These programs are provided via a collaborative effort of the UF Clinical & Translational Science Institute, the UF Health Office of Biomedical Research Career Development, and the graduate and postdoctoral training programs of all six colleges of the UF Health Science Center and other UF partner programs related to human health. All events listed on the GradDev calendar are open to all UF graduate students and postdoctoral trainees.
Why should I attend Professional Development seminars?
Doctoral research training focuses on the scientific method of hypothesis-based research and technical skills, but often does not include training on other professional skills that are just as important to potential employers. The National Institutes of Health, through the National Research Service Award (NRSA) program that supports training grants, suggests that our training programs “should provide high-quality research training, mentored research experiences, and additional training opportunities that equip trainees with the technical (e.g., appropriate methods, technologies, and quantitative/ computational approaches), operational (e.g., independent knowledge acquisition, rigorous experimental design, and interpretation of data) and professional (i.e. management, leadership, communication, and teamwork) skills required for careers in the biomedical, behavioral, and clinical (hereafter referred to as biomedical) research workforce” (NIGMS PAR-17-341).

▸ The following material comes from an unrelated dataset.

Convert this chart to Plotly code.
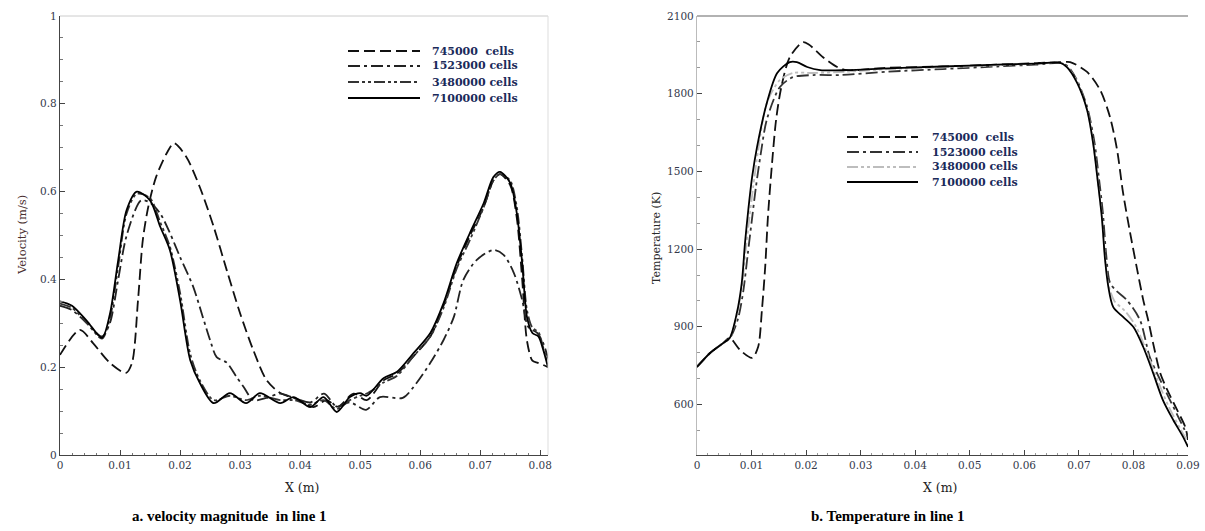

The purpose of this program is to provide opportunities for you to develop further professional skills that will be important for your job success and satisfaction no matter which career pathway you choose to follow. They can be learned and improved upon with practice, but are often left to be learned only after one assumes a managerial position. Rather than waiting until you are “on the job” and need to use these skills, it will be to your advantage to become familiar with these professional skills before you enter the workplace. We have organized these along six themes: Collaboration, Communication, Leadership, Mentoring, Research Management, and Teaching. Other activities and experiences relevant to these themes are described on the linked web pages.
If you’re already “on the job” as a junior faculty member, hopefully you will find these sessions helpful as “just in time” training for some of your new professional duties.